Public Officials with Surprising Health Care Backgrounds

Did you know that many of our congressmen/congresswomen are health care professionals? About 28 medical professionals (not including social work) are in the 115th Congress. After some years of working with patients, they forged ahead to try and make a difference in the government. Here are some of the senators and representatives that make up the United State Congress.

Senator Debbie Stabenow (MI)

Sen. Stabenow received her M.S.W. magna cum laude from Michigan State University. She worked with youth in public schools before running for public office. In 2004, she was recognized as the National Association of Social Workers (NASW) Public Elected Official of the Year.

The health care profession of social work makes sense for someone involved in the field of public office since they work for the sake of the community’s well-being. Both social work and public office can be actualized through a quest for social and economic justice. They can help with the prevention of conditions that limit human rights, the elimination of poverty and the enhancement of the quality of life for all persons, locally and globally.

Senator John Barrasso (WY)

Sen. Barraso served as a rodeo physician for the Professional Rodeo Cowboys Association and as a sports team physician for Casper College. He has worked 24 years as an orthopedic surgeon and served as President of the Wyoming Medical Society; he was once named Wyoming Physician of the Year.

Orthopedics is a specialty of an allopathic physician (otherwise known as an M.D.). An orthopaedic surgeon is a physician devoted to the diagnosis, treatment, prevention and rehabilitation of maladies concerning the musculoskeletal system, including bones, joints, ligaments, muscles, nerves and tendons. These professionals need extensive training and have to complete about 14 years of formal education. This training includes the proper diagnosis and non-surgical and surgical treatment of injuries and diseases.

Representative Andrew Harris (MD)

Rep. Harris started out his medical career as an anesthesiologist physician in the Naval Reserve. Andy volunteered to serve in the military as a medical specialist and eventually established and commanded the Johns Hopkins Medical Naval Reserve Unit.

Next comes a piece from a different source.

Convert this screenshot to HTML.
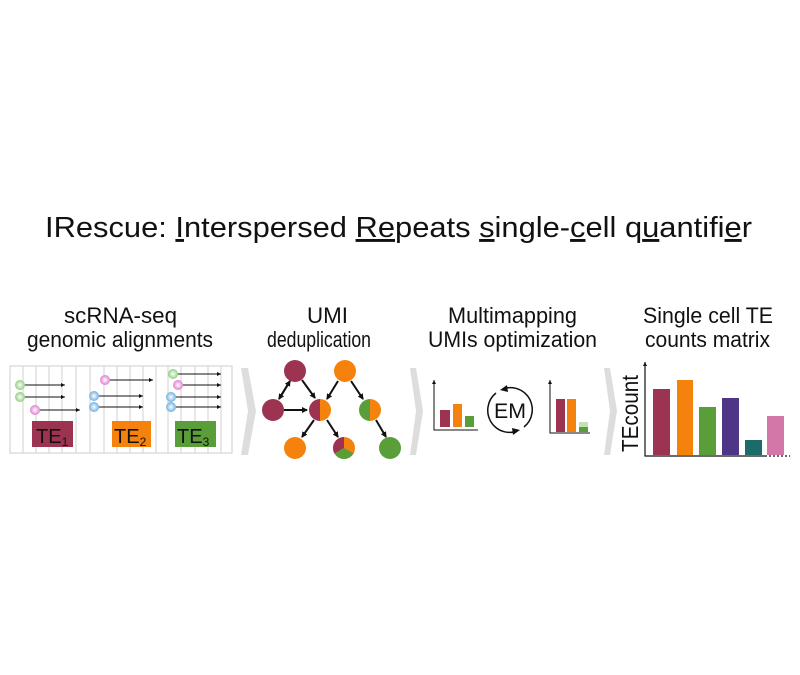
<!DOCTYPE html>
<html><head><meta charset="utf-8"><style>
html,body{margin:0;padding:0;background:#fff;}
svg{display:block;}
text{font-family:"Liberation Sans",sans-serif;fill:#111;}
</style></head><body>
<svg width="800" height="675" viewBox="0 0 800 675" xmlns="http://www.w3.org/2000/svg">
<defs>
<marker id="ah" markerWidth="6" markerHeight="6" refX="5" refY="3" orient="auto" markerUnits="userSpaceOnUse"><path d="M0,0 L6,3 L0,6 z" fill="#111"/></marker>
<marker id="as" markerWidth="4" markerHeight="4" refX="4" refY="2" orient="auto" markerUnits="userSpaceOnUse"><path d="M0,0 L4,2 L0,4 z" fill="#111"/></marker>
<radialGradient id="gg"><stop offset="0" stop-color="#fff"/><stop offset="1" stop-color="#8fd080"/></radialGradient>
<radialGradient id="gp"><stop offset="0" stop-color="#fff"/><stop offset="1" stop-color="#e080d0"/></radialGradient>
<radialGradient id="gb"><stop offset="0" stop-color="#fff"/><stop offset="1" stop-color="#70b0e0"/></radialGradient>
</defs>
<text x="45" y="237" font-size="29" textLength="707" lengthAdjust="spacingAndGlyphs">IRescue: <tspan text-decoration="underline">I</tspan>nterspersed <tspan text-decoration="underline">Re</tspan>peats <tspan text-decoration="underline">s</tspan>ingle-<tspan text-decoration="underline">c</tspan>ell q<tspan text-decoration="underline">u</tspan>antifi<tspan text-decoration="underline">e</tspan>r</text>
<g font-size="22">
<text x="64" y="323" textLength="113" lengthAdjust="spacingAndGlyphs">scRNA-seq</text>
<text x="27" y="347" textLength="186" lengthAdjust="spacingAndGlyphs">genomic alignments</text>
<text x="307" y="323" textLength="41" lengthAdjust="spacingAndGlyphs">UMI</text>
<text x="267" y="347" textLength="104" lengthAdjust="spacingAndGlyphs">deduplication</text>
<text x="448" y="323" textLength="129" lengthAdjust="spacingAndGlyphs">Multimapping</text>
<text x="428" y="347" textLength="169" lengthAdjust="spacingAndGlyphs">UMIs optimization</text>
<text x="643" y="323" textLength="130" lengthAdjust="spacingAndGlyphs">Single cell TE</text>
<text x="645" y="347" textLength="125" lengthAdjust="spacingAndGlyphs">counts matrix</text>
</g>
<!-- alignment panel -->
<rect x="10" y="366" width="222" height="87" fill="#fff" stroke="#ccc" stroke-width="1"/>
<g stroke="#d0d0d0" stroke-width="1">
<line x1="23" y1="366" x2="23" y2="453"/><line x1="36" y1="366" x2="36" y2="453"/><line x1="49" y1="366" x2="49" y2="453"/><line x1="62" y1="366" x2="62" y2="453"/><line x1="76" y1="366" x2="76" y2="453"/><line x1="90" y1="366" x2="90" y2="453"/><line x1="104" y1="366" x2="104" y2="453"/><line x1="117" y1="366" x2="117" y2="453"/><line x1="130" y1="366" x2="130" y2="453"/><line x1="143" y1="366" x2="143" y2="453"/><line x1="156" y1="366" x2="156" y2="453"/><line x1="168" y1="366" x2="168" y2="453"/><line x1="181" y1="366" x2="181" y2="453"/><line x1="195" y1="366" x2="195" y2="453"/><line x1="208" y1="366" x2="208" y2="453"/><line x1="221" y1="366" x2="221" y2="453"/>
</g>
<rect x="32" y="421" width="41" height="26" fill="#9c3350"/>
<rect x="112" y="421" width="39" height="26" fill="#f5820d"/>
<rect x="175" y="421" width="41" height="26" fill="#5a9e3a"/>
<g font-size="20" fill="#111">
<text x="36" y="443">TE<tspan font-size="12" dy="3">1</tspan></text>
<text x="114" y="443">TE<tspan font-size="12" dy="3">2</tspan></text>
<text x="177" y="443">TE<tspan font-size="12" dy="3">3</tspan></text>
</g>
<g stroke="#111" stroke-width="1" marker-end="url(#as)">
<line x1="24" y1="385" x2="65" y2="385"/><line x1="24" y1="397" x2="65" y2="397"/><line x1="39" y1="410" x2="80" y2="410"/>
<line x1="109" y1="380" x2="153" y2="380"/><line x1="98" y1="396" x2="143" y2="396"/><line x1="98" y1="407" x2="143" y2="407"/>
<line x1="177" y1="374" x2="221" y2="374"/><line x1="182" y1="385" x2="221" y2="385"/><line x1="175" y1="397" x2="221" y2="397"/><line x1="175" y1="407" x2="221" y2="407"/>
</g>
<g>
<circle cx="20" cy="385" r="5" fill="url(#gg)"/><circle cx="20" cy="397" r="5" fill="url(#gg)"/><circle cx="35" cy="410" r="5" fill="url(#gp)"/>
<circle cx="105" cy="380" r="5" fill="url(#gp)"/><circle cx="94" cy="396" r="5" fill="url(#gb)"/><circle cx="94" cy="407" r="5" fill="url(#gb)"/>
<circle cx="173" cy="374" r="5" fill="url(#gg)"/><circle cx="178" cy="385" r="5" fill="url(#gp)"/><circle cx="171" cy="397" r="5" fill="url(#gb)"/><circle cx="171" cy="407" r="5" fill="url(#gb)"/>
</g>
<!-- chevrons -->
<polygon points="241,368 248,368 256,411 248,455 241,455 248,411" fill="#ddd"/>
<polygon points="410,368 416,368 423,411 416,455 410,455 416,411" fill="#ddd"/>
<polygon points="604,368 610,368 617,411 610,455 604,455 610,411" fill="#ddd"/>
<!-- UMI graph -->
<g stroke="#111" stroke-width="2" marker-end="url(#ah)">
<line x1="290" y1="381" x2="279" y2="399"/><line x1="279" y1="399" x2="290" y2="381" marker-end="url(#ah)"/>
<line x1="302" y1="380" x2="315" y2="398"/><line x1="338" y1="381" x2="327" y2="399"/>
<line x1="284" y1="410" x2="307" y2="410"/><line x1="351" y1="381" x2="363" y2="399"/>
<line x1="314" y1="420" x2="302" y2="437"/><line x1="327" y1="420" x2="338" y2="437"/><line x1="376" y1="420" x2="386" y2="437"/>
</g>
<circle cx="295" cy="371" r="11" fill="#9c3350"/>
<circle cx="345" cy="371" r="11" fill="#f5820d"/>
<circle cx="273" cy="410" r="11" fill="#9c3350"/>
<path d="M320,399 A11,11 0 0 0 320,421 z" fill="#9c3350"/><path d="M320,399 A11,11 0 0 1 320,421 z" fill="#f5820d"/>
<path d="M370,399 A11,11 0 0 0 370,421 z" fill="#5a9e3a"/><path d="M370,399 A11,11 0 0 1 370,421 z" fill="#f5820d"/>
<circle cx="295" cy="448" r="11" fill="#f5820d"/>
<circle cx="344" cy="448" r="11" fill="#f5820d"/>
<path d="M344,448 L344,437 A11,11 0 0 0 334.5,453.5 z" fill="#9c3350"/>
<path d="M344,448 L334.5,453.5 A11,11 0 0 0 353.5,453.5 z" fill="#5a9e3a"/>
<circle cx="390" cy="448" r="11" fill="#5a9e3a"/>
<!-- small charts -->
<g stroke="#111" stroke-width="1" fill="none">
<polyline points="434,384 434,430 478,430"/><line x1="434" y1="384" x2="434" y2="380" marker-end="url(#as)"/>
<polyline points="550,384 550,433 590,433"/><line x1="550" y1="384" x2="550" y2="380" marker-end="url(#as)"/>
</g>
<rect x="440" y="410" width="10" height="17" fill="#9c3350"/>
<rect x="453" y="404" width="9" height="23" fill="#f5820d"/>
<rect x="465" y="416" width="9" height="11" fill="#5a9e3a"/>
<rect x="556" y="399" width="9" height="33" fill="#9c3350"/>
<rect x="567" y="399" width="9" height="33" fill="#f5820d"/>
<rect x="579" y="422" width="9" height="10" fill="#c5dfb8"/>
<rect x="579" y="427" width="9" height="5" fill="#5a9e3a"/>
<path d="M506,388 A22,22 0 0 1 532,413 A22,22 0 0 1 524,427" stroke="#111" stroke-width="1.5" fill="none"/>
<path d="M514,432 A22,22 0 0 1 488,407 A22,22 0 0 1 496,393" stroke="#111" stroke-width="1.5" fill="none"/>
<path d="M500,390 L507,385 L508,392 z" fill="#111"/>
<path d="M520,430 L513,435 L512,428 z" fill="#111"/>
<text x="494" y="418" font-size="21" textLength="32" lengthAdjust="spacingAndGlyphs">EM</text>
<!-- big chart -->
<g stroke="#111" stroke-width="1.2" fill="none">
<polyline points="645,368 645,456 765,456"/>
<line x1="645" y1="368" x2="645" y2="362" marker-end="url(#as)"/>
<line x1="765" y1="456" x2="790" y2="456" stroke-dasharray="2,2"/>
</g>
<rect x="653" y="389" width="17" height="66" fill="#9c3350"/>
<rect x="677" y="380" width="16" height="75" fill="#f5820d"/>
<rect x="699" y="407" width="17" height="48" fill="#5a9e3a"/>
<rect x="722" y="398" width="17" height="57" fill="#4f3585"/>
<rect x="745" y="440" width="17" height="15" fill="#1c6b6b"/>
<rect x="767" y="416" width="17" height="39" fill="#d277a7"/>
<text transform="translate(638,452) rotate(-90)" font-size="23" textLength="77" lengthAdjust="spacingAndGlyphs">TEcount</text>
</svg>
</body></html>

Anesthesiologist physicians and anesthesiologist assistants work to design and implement anesthesia care plans before, during and after surgeries. An anesthesiologist is responsible for making judgments about the safest anesthesia plan for each individual patient. In total, anesthesiologist physicians spend about nine years in college; four years for their BS, four years for their M.D. or O.D. and then another year of study or fellowship.

Representative Raul Ruiz (CA)

Rep. Ruiz attended Harvard University, where he earned his medical degree, as well as a master’s of public policy from the Kennedy School of Government and a master’s of public health from the School of Public Health, becoming the first Latino to earn three graduate degrees from Harvard University.

Emergency medicine is a medical specialty of allopathic medicine dedicated to the diagnosis and treatment of unforeseen illness or injury. The profession provides immediate recognition, evaluation, care, stabilization and disposition for their patients. Emergency medicine encompasses planning, oversight and medical direction for community emergency medical response, medical control and disaster preparedness. They can specialize in subspecialties such as:

  • Anesthesiology
  • Emergency medical services
  • Hospice
  • Internal medicine
  • Toxicology
  • Pain medicine
  • Pediatric emergency medicine
  • Sports medicine
  • Undersea and hyperbaric medicine

While doctors save lives and prevent illness, politicians are able to pass legislation to help those in their communities. Whether you’re interested in medicine or politics, these fields foster change in the world in large and small ways.